2. The use of hatcheries for reintroduction

2. The use of hatcheries for reintroduction

Published date: 
Dec. 30, 2014
Document state: 
Published

Strategy

The purpose of reintroduction is to return lost salmon and steelhead into blocked areas, or to re-establish populations in watersheds accessible for anadromy but where the native population had been extirpated or the risk of extirpation is very high. A successful reintroduction approach would result over time in anadromous fish that are viable in areas where they were previously located and that meet harvest and habitat goals and objectives identified by the agencies and  tribes.
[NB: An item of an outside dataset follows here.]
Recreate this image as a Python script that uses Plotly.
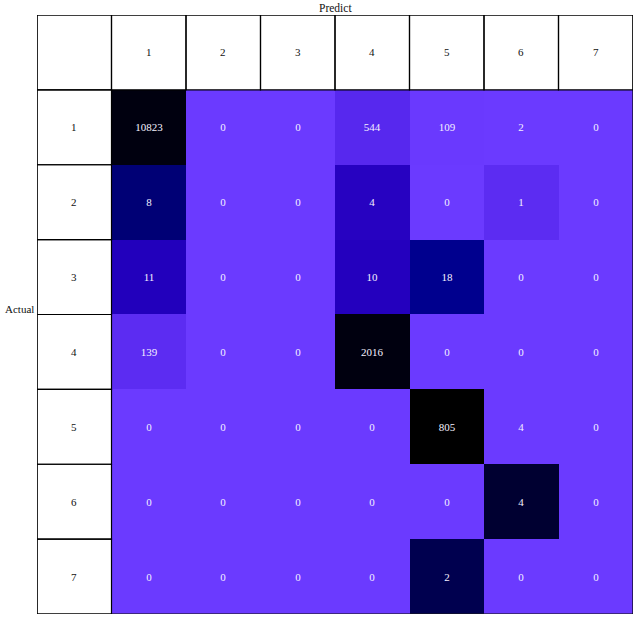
import plotly.graph_objects as go

# Class labels (predicted columns / actual rows)
labels = ["1", "2", "3", "4", "5", "6", "7"]

# Confusion-matrix counts (rows = Actual, columns = Predict)
counts = [
    [10823, 0, 0, 544, 109, 2, 0],
    [8, 0, 0, 4, 0, 1, 0],
    [11, 0, 0, 10, 18, 0, 0],
    [139, 0, 0, 2016, 0, 0, 0],
    [0, 0, 0, 0, 805, 4, 0],
    [0, 0, 0, 0, 0, 4, 0],
    [0, 0, 0, 0, 2, 0, 0],
]

# Colour intensity of each cell (0 = light, 1 = darkest)
shade = [
    [0.94, 0, 0, 0.08, 0.005, 0.0, 0],
    [0.57, 0, 0, 0.26, 0, 0.06, 0],
    [0.28, 0, 0, 0.27, 0.47, 0, 0],
    [0.06, 0, 0, 0.94, 0, 0, 0],
    [0, 0, 0, 0, 1.0, 0, 0],
    [0, 0, 0, 0, 0, 0.82, 0],
    [0, 0, 0, 0, 0.71, 0, 0],
]

colorscale = [
    [0.0, "rgb(107,58,255)"],
    [0.07, "rgb(90,42,240)"],
    [0.27, "rgb(36,0,190)"],
    [0.46, "rgb(0,0,144)"],
    [0.6, "rgb(0,0,110)"],
    [0.94, "rgb(0,0,15)"],
    [1.0, "rgb(0,0,0)"],
]

FONT = "Liberation Serif, Times New Roman, serif"
n = len(labels)
idx = list(range(n))

fig = go.Figure()
fig.add_trace(go.Heatmap(
    x=idx, y=idx, z=shade, text=counts, texttemplate="%{text}",
    textfont=dict(family=FONT, size=11, color="#f4f0ff"),
    colorscale=colorscale, zmin=0, zmax=1, showscale=False,
    hoverinfo="skip", xgap=0, ygap=0,
))

shapes = []
annotations = []
line = dict(color="black", width=1.2)
# header row and header column cells
shapes.append(dict(type="rect", xref="x", yref="y", x0=-1.5, x1=-0.5, y0=-1.5, y1=-0.5, line=line))
for i, lab in enumerate(labels):
    shapes.append(dict(type="rect", xref="x", yref="y", x0=i - 0.5, x1=i + 0.5,
                       y0=-1.5, y1=-0.5, line=line))
    shapes.append(dict(type="rect", xref="x", yref="y", x0=-1.5, x1=-0.5,
                       y0=i - 0.5, y1=i + 0.5, line=line))
    annotations.append(dict(x=i, y=-1, xref="x", yref="y", text=lab, showarrow=False,
                            font=dict(family=FONT, size=11, color="#111")))
    annotations.append(dict(x=-1, y=i, xref="x", yref="y", text=lab, showarrow=False,
                            font=dict(family=FONT, size=11, color="#111")))
# outer border
shapes.append(dict(type="rect", xref="x", yref="y", x0=-1.5, x1=n - 0.5,
                   y0=-1.5, y1=n - 0.5, line=line))

annotations.append(dict(x=0.5, y=1, xref="paper", yref="paper", text="Predict",
                        showarrow=False, xanchor="center", yanchor="bottom",
                        yshift=-1,
                        font=dict(family=FONT, size=11.5, color="#111")))
annotations.append(dict(x=0, y=0.5, xref="paper", yref="paper", text="Actual",
                        showarrow=False, xanchor="right", yanchor="middle",
                        xshift=-1, yshift=6,
                        font=dict(family=FONT, size=11, color="#111")))

fig.update_layout(
    width=639, height=622,
    margin=dict(l=37, r=6, t=15, b=8),
    paper_bgcolor="white", plot_bgcolor="white",
    xaxis=dict(range=[-1.5, n - 0.5], visible=False, fixedrange=True),
    yaxis=dict(range=[n - 0.5, -1.5], visible=False, fixedrange=True),
    shapes=shapes, annotations=annotations,
    showlegend=False,
)

fig.write_html("out.html",
               config={"displayModeBar": False, "staticPlot": True},
               post_script="document.body.style.margin='0px';document.body.style.overflow='hidden';")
Strategies to initiate a reintroduction may involve live trapping and translocation of fish, or introduction of hatchery-reared juveniles. Reintroduction would use fish of local origin, if available. Initial reintroduction may be followed by hatchery supplementation with progeny of adults returning in-basin used as broodstock. In areas where anadromous fish have been extirpated due to the construction and operation of hydropower facilities and it is not yet possible to reintroduce anadromous fish successfully, hatchery supplementation of a substitute species may be part of the mitigation strategy, along with habitat improvements to support natural production of native resident species.

Principles

  • Ecological and genetic interactions such as competition for food and space, straying, predation, and disease that have the potential to adversely affect existing native fish must be considered as part of an anadromous fish reintroduction program. If substitute non-anadromous fish are to be introduced, then ecological interactions must be consistent with native fish goals.
  • The use of hatchery fish for replacement or substitution purposes must occur within the context of the program’s anadromous fish mitigation in the blocked areas strategy. All ongoing or new substitution projects that involve or might involve a non-native species should follow the program’s non-native fish strategy.
  • Standards that apply to either segregated or integrated programs may also apply to reintroduction and replacement programs as circumstances and ultimate purposes require.
  • Feasibility to re-establish salmon and steelhead populations in all areas within the basin where they have been extirpated should be assessed and programs for re-establishment considered where deemed feasible.

General measures

  • Bonneville shall locate and operate hatcheries to re-establish salmon and steelhead where they have been extirpated, and substitute for extirpated salmon and steelhead in blocked areas.
  • The goals, objectives, timelines, benchmarks and experimental framework for reintroduced populations will be developed by the agencies and tribes and submitted to the Council.